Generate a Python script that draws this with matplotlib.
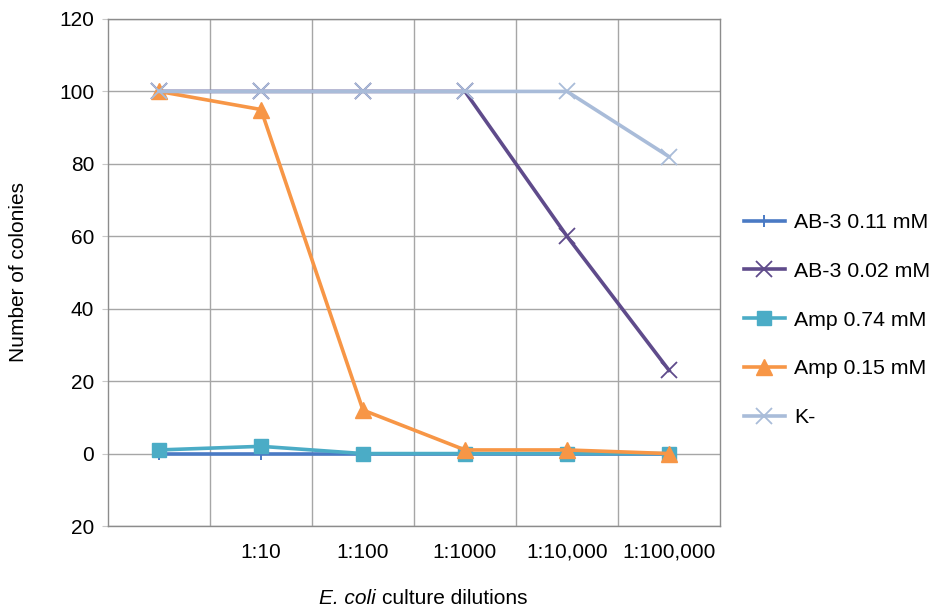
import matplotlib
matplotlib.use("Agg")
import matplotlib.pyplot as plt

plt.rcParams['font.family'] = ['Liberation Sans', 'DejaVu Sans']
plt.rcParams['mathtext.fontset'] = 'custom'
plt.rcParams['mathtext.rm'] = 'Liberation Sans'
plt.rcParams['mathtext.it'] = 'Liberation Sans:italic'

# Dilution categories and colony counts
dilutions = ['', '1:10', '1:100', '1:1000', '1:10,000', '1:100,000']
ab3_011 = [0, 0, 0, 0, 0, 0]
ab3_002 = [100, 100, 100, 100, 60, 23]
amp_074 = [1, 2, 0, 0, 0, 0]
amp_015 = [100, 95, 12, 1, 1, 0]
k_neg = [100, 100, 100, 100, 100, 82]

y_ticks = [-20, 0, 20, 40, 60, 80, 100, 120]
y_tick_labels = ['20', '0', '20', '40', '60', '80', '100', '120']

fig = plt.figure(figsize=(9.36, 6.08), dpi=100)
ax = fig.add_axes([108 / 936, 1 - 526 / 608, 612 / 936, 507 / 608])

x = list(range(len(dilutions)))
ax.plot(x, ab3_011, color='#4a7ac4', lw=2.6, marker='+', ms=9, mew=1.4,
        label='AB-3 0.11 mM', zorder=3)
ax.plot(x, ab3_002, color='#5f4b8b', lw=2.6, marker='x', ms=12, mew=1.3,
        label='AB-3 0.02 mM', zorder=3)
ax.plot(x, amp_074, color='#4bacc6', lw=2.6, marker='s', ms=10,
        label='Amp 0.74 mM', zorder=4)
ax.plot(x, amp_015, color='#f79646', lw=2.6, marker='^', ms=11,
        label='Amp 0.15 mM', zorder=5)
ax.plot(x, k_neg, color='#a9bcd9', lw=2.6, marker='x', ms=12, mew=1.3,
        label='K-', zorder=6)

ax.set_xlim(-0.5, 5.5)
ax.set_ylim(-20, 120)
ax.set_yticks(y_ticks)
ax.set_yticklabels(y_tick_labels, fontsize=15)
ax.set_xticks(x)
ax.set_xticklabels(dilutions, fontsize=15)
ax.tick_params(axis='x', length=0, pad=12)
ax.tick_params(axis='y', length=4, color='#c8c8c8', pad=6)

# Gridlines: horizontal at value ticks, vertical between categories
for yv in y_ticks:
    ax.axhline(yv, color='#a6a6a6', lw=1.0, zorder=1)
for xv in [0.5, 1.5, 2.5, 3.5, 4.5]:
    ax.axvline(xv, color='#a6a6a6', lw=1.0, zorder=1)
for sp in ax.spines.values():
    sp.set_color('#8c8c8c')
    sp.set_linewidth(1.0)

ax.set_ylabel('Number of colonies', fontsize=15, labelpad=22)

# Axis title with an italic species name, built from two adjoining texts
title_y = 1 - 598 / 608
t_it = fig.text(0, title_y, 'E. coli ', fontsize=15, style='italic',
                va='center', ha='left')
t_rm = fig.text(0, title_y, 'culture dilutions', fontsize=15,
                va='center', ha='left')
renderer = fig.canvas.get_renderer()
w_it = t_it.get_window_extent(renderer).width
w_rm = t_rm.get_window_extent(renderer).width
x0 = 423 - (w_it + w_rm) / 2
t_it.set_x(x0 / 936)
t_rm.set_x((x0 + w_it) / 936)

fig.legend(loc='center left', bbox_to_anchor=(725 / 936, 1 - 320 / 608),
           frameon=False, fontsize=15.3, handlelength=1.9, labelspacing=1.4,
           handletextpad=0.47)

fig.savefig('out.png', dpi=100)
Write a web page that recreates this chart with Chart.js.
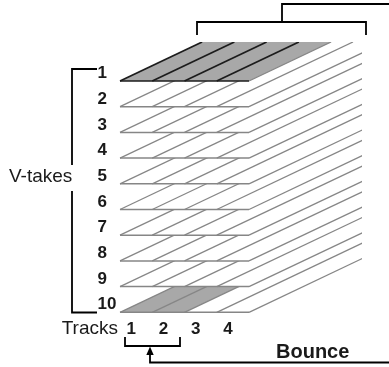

◇ ◇ ◇ ◇

> [To be done] Leaving all pictures aside, quote each record exactly.

> [Answer to the task]
Generate a Python script that draws this with matplotlib.
import matplotlib
matplotlib.use("Agg")
import matplotlib.pyplot as plt

plt.rcParams['font.family'] = ['Liberation Sans', 'DejaVu Sans']
plt.rcParams['mathtext.fontset'] = 'custom'
plt.rcParams['mathtext.rm'] = 'Liberation Sans'
plt.rcParams['mathtext.it'] = 'Liberation Sans:italic'

# Dilution categories and colony counts
dilutions = ['', '1:10', '1:100', '1:1000', '1:10,000', '1:100,000']
ab3_011 = [0, 0, 0, 0, 0, 0]
ab3_002 = [100, 100, 100, 100, 60, 23]
amp_074 = [1, 2, 0, 0, 0, 0]
amp_015 = [100, 95, 12, 1, 1, 0]
k_neg = [100, 100, 100, 100, 100, 82]

y_ticks = [-20, 0, 20, 40, 60, 80, 100, 120]
y_tick_labels = ['20', '0', '20', '40', '60', '80', '100', '120']

fig = plt.figure(figsize=(9.36, 6.08), dpi=100)
ax = fig.add_axes([108 / 936, 1 - 526 / 608, 612 / 936, 507 / 608])

x = list(range(len(dilutions)))
ax.plot(x, ab3_011, color='#4a7ac4', lw=2.6, marker='+', ms=9, mew=1.4,
        label='AB-3 0.11 mM', zorder=3)
ax.plot(x, ab3_002, color='#5f4b8b', lw=2.6, marker='x', ms=12, mew=1.3,
        label='AB-3 0.02 mM', zorder=3)
ax.plot(x, amp_074, color='#4bacc6', lw=2.6, marker='s', ms=10,
        label='Amp 0.74 mM', zorder=4)
ax.plot(x, amp_015, color='#f79646', lw=2.6, marker='^', ms=11,
        label='Amp 0.15 mM', zorder=5)
ax.plot(x, k_neg, color='#a9bcd9', lw=2.6, marker='x', ms=12, mew=1.3,
        label='K-', zorder=6)

ax.set_xlim(-0.5, 5.5)
ax.set_ylim(-20, 120)
ax.set_yticks(y_ticks)
ax.set_yticklabels(y_tick_labels, fontsize=15)
ax.set_xticks(x)
ax.set_xticklabels(dilutions, fontsize=15)
ax.tick_params(axis='x', length=0, pad=12)
ax.tick_params(axis='y', length=4, color='#c8c8c8', pad=6)

# Gridlines: horizontal at value ticks, vertical between categories
for yv in y_ticks:
    ax.axhline(yv, color='#a6a6a6', lw=1.0, zorder=1)
for xv in [0.5, 1.5, 2.5, 3.5, 4.5]:
    ax.axvline(xv, color='#a6a6a6', lw=1.0, zorder=1)
for sp in ax.spines.values():
    sp.set_color('#8c8c8c')
    sp.set_linewidth(1.0)

ax.set_ylabel('Number of colonies', fontsize=15, labelpad=22)

# Axis title with an italic species name, built from two adjoining texts
title_y = 1 - 598 / 608
t_it = fig.text(0, title_y, 'E. coli ', fontsize=15, style='italic',
                va='center', ha='left')
t_rm = fig.text(0, title_y, 'culture dilutions', fontsize=15,
                va='center', ha='left')
renderer = fig.canvas.get_renderer()
w_it = t_it.get_window_extent(renderer).width
w_rm = t_rm.get_window_extent(renderer).width
x0 = 423 - (w_it + w_rm) / 2
t_it.set_x(x0 / 936)
t_rm.set_x((x0 + w_it) / 936)

fig.legend(loc='center left', bbox_to_anchor=(725 / 936, 1 - 320 / 608),
           frameon=False, fontsize=15.3, handlelength=1.9, labelspacing=1.4,
           handletextpad=0.47)

fig.savefig('out.png', dpi=100)
Write a web page that recreates this chart with Chart.js.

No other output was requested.